The cherry trees are overloaded with fruit this year. It’s quite a surprise given that it was such a long, cold winter. But I’m delighted – I love cherries.
Caitlin made a gorgeous cherry clafoutis for us a few days ago. Clafoutis originated in Limousin, our part of France, sometime in the mid nineteenth century. The name comes from the French verb ‘clafir’ which means ‘to fill’. It’s a dessert consisting of fruit cooked in a sort of thick batter. Pretty much any fruit can be used, but cherry and plum are the most usual. The secret with cherry clafoutis is to leave the cherry stones in when you make the dessert as it adds an almondy flavour and also stops cherry juice from making the batter too soggy. It’s a bit tricky to eat though, with all the stones, but worth the effort. Obviously it’s not something to give to small children like that.
Here is Caiti’s recipe. I really recommend you try this. Absolutely delicious.

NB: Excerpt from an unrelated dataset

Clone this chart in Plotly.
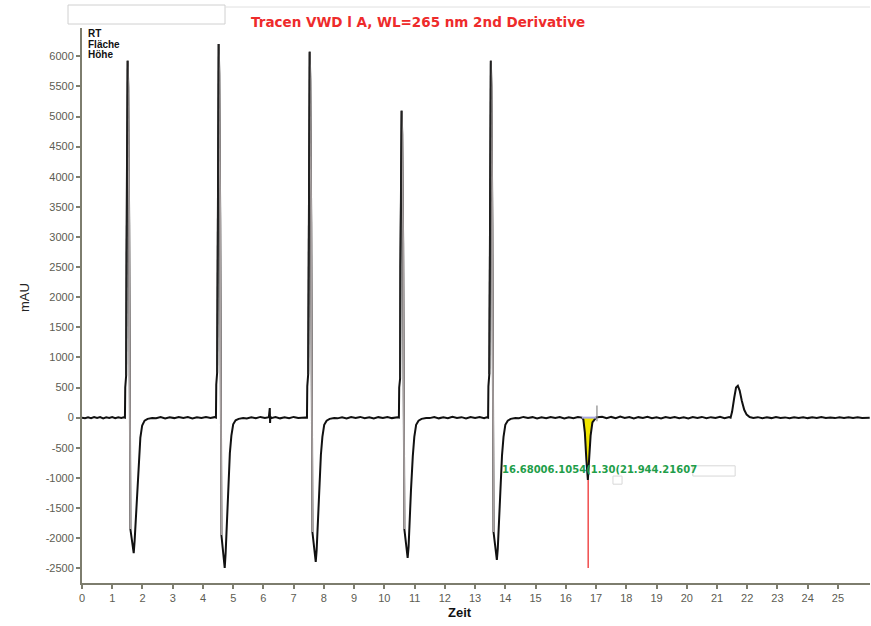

200g flour, 120 g sugar, 3 eggs, 75 g melted butter, 250 ml milk, 400 g cherries
Combine flour and sugar. Mix in the eggs, one at a time. Beat well. When the batter is smooth, add the melted butter, then slowly add the milk. Keep beating well so that there aren’t any lumps. Spread the cherries over the base of a bowl and then pour in the batter mix. Bake for half an hour at 200 degrees C.